Stated exercise
Starting at the first line of the entries below, restate each line exactly until you reach the line with "for a, b, c, d, e", and print that one too. Leave the pictures out and stop there.

Stored data

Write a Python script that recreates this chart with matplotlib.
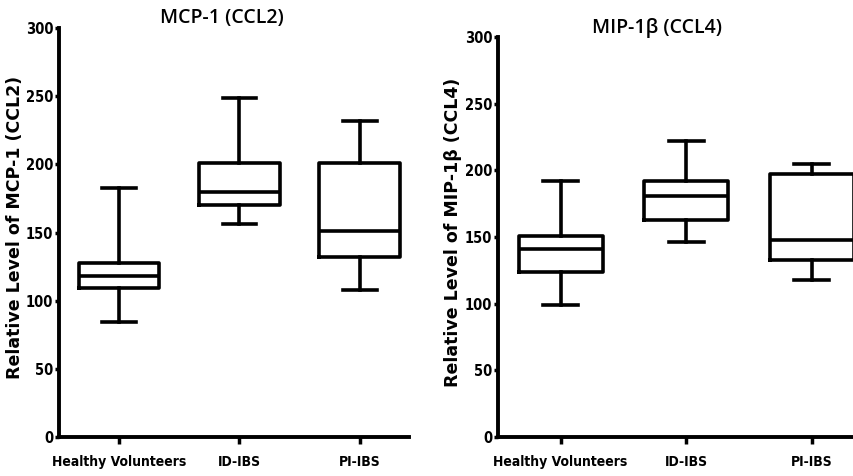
import matplotlib.pyplot as plt
from matplotlib import font_manager
from matplotlib.font_manager import FontProperties

groups = ['Healthy Volunteers', 'ID-IBS', 'PI-IBS']

# MCP-1 (CCL2): min, Q1, median, Q3, max
mcp_min = [84, 156, 108]
mcp_q1 = [109, 170, 132]
mcp_med = [118, 180, 151]
mcp_q3 = [128, 201, 201]
mcp_max = [183, 249, 232]

# MIP-1b (CCL4)
mip_min = [99, 146, 118]
mip_q1 = [124, 163, 133]
mip_med = [141, 181, 148]
mip_q3 = [151, 192, 197]
mip_max = [192, 222, 205]


def is_bold(w):
    return w in ('bold', 'heavy', 'black') or (isinstance(w, int) and w >= 600)


# any narrow / condensed bold face for tick labels, else Roboto
narrow_file = None
for f in font_manager.fontManager.ttflist:
    narrowish = ('Narrow' in f.name or 'Condensed' in f.name
                 or f.stretch in ('condensed', 'semi-condensed', 'extra-condensed')
                 or (isinstance(f.stretch, int) and f.stretch < 100))
    if narrowish and is_bold(f.weight) and f.style == 'normal':
        narrow_file = f.fname
        break

if narrow_file:
    ytick_fp = FontProperties(fname=narrow_file, size=10.5)
    xtick_fp = FontProperties(fname=narrow_file, size=10)
else:
    ytick_fp = FontProperties(family='Roboto', weight='bold', size=10.5)
    xtick_fp = FontProperties(family='Roboto', weight='bold', size=9)


def make_stats(lo, q1, med, q3, hi):
    return [dict(whislo=a, q1=b, med=c, q3=d, whishi=e, fliers=[])
            for a, b, c, d, e in zip(lo, q1, med, q3, hi)]


def draw(ax, stats):
    lw = 2.6
    ax.bxp(stats, positions=[1, 2, 3], widths=0.67, showfliers=False,
           boxprops=dict(color='black', linewidth=lw),
           medianprops=dict(color='black', linewidth=lw),
           whiskerprops=dict(color='black', linewidth=lw),
           capprops=dict(color='black', linewidth=lw), capwidths=0.28)
    ax.set_ylim(0, 300)
    ax.set_xlim(0.5, 3.41)
    ax.set_yticks([0, 50, 100, 150, 200, 250, 300])
    ax.set_xticks([1, 2, 3])
    ax.set_xticklabels(groups)
    for s in ['top', 'right']:
        ax.spines[s].set_visible(False)
    for s in ['left', 'bottom']:
        ax.spines[s].set_linewidth(2.8)
    ax.tick_params(axis='both', width=2.5, length=3, pad=1)
    ax.tick_params(axis='x', length=5, pad=8)
    for lab in ax.get_yticklabels():
        lab.set_fontproperties(ytick_fp)
    for lab in ax.get_xticklabels():
        lab.set_fontproperties(xtick_fp)


fig = plt.figure(figsize=(8.54, 4.76), dpi=100)

ax1 = fig.add_axes([0.069, 0.082, 0.41, 0.859])
draw(ax1, make_stats(mcp_min, mcp_q1, mcp_med, mcp_q3, mcp_max))
ax2 = fig.add_axes([0.583, 0.082, 0.428, 0.840])
draw(ax2, make_stats(mip_min, mip_q1, mip_med, mip_q3, mip_max))

fig.text(0.26, 0.962, 'MCP-1 (CCL2)', ha='center', va='center',
         fontsize=14, family='Open Sans', fontweight='semibold')
fig.text(0.769, 0.941, 'MIP-1β (CCL4)', ha='center', va='center',
         fontsize=14, family='Open Sans', fontweight='semibold')

fig.text(0.018, 0.523, 'Relative Level of MCP-1 (CCL2)', rotation=90,
         ha='center', va='center', fontsize=12.5, fontweight='bold',
         family='DejaVu Sans')
fig.text(0.53, 0.512, 'Relative Level of MIP-1β (CCL4)', rotation=90,
         ha='center', va='center', fontsize=12.5, fontweight='bold',
         family='DejaVu Sans')

fig.savefig('out.png', dpi=100)
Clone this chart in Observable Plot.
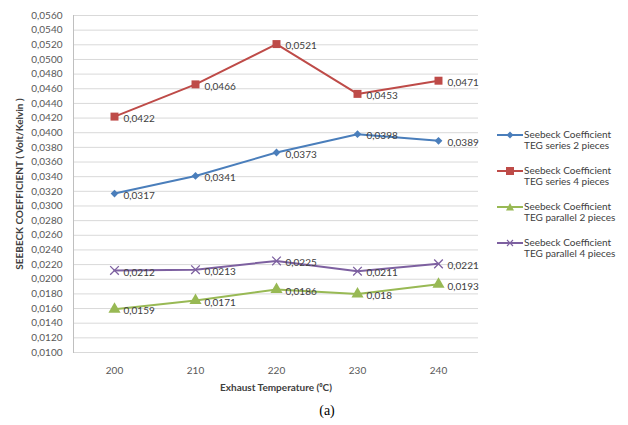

Finished task
Write a Python script that recreates this chart with matplotlib.
import matplotlib.pyplot as plt
from matplotlib import font_manager
from matplotlib.font_manager import FontProperties

groups = ['Healthy Volunteers', 'ID-IBS', 'PI-IBS']

# MCP-1 (CCL2): min, Q1, median, Q3, max
mcp_min = [84, 156, 108]
mcp_q1 = [109, 170, 132]
mcp_med = [118, 180, 151]
mcp_q3 = [128, 201, 201]
mcp_max = [183, 249, 232]

# MIP-1b (CCL4)
mip_min = [99, 146, 118]
mip_q1 = [124, 163, 133]
mip_med = [141, 181, 148]
mip_q3 = [151, 192, 197]
mip_max = [192, 222, 205]


def is_bold(w):
    return w in ('bold', 'heavy', 'black') or (isinstance(w, int) and w >= 600)


# any narrow / condensed bold face for tick labels, else Roboto
narrow_file = None
for f in font_manager.fontManager.ttflist:
    narrowish = ('Narrow' in f.name or 'Condensed' in f.name
                 or f.stretch in ('condensed', 'semi-condensed', 'extra-condensed')
                 or (isinstance(f.stretch, int) and f.stretch < 100))
    if narrowish and is_bold(f.weight) and f.style == 'normal':
        narrow_file = f.fname
        break

if narrow_file:
    ytick_fp = FontProperties(fname=narrow_file, size=10.5)
    xtick_fp = FontProperties(fname=narrow_file, size=10)
else:
    ytick_fp = FontProperties(family='Roboto', weight='bold', size=10.5)
    xtick_fp = FontProperties(family='Roboto', weight='bold', size=9)


def make_stats(lo, q1, med, q3, hi):
    return [dict(whislo=a, q1=b, med=c, q3=d, whishi=e, fliers=[])
            for a, b, c, d, e in zip(lo, q1, med, q3, hi)]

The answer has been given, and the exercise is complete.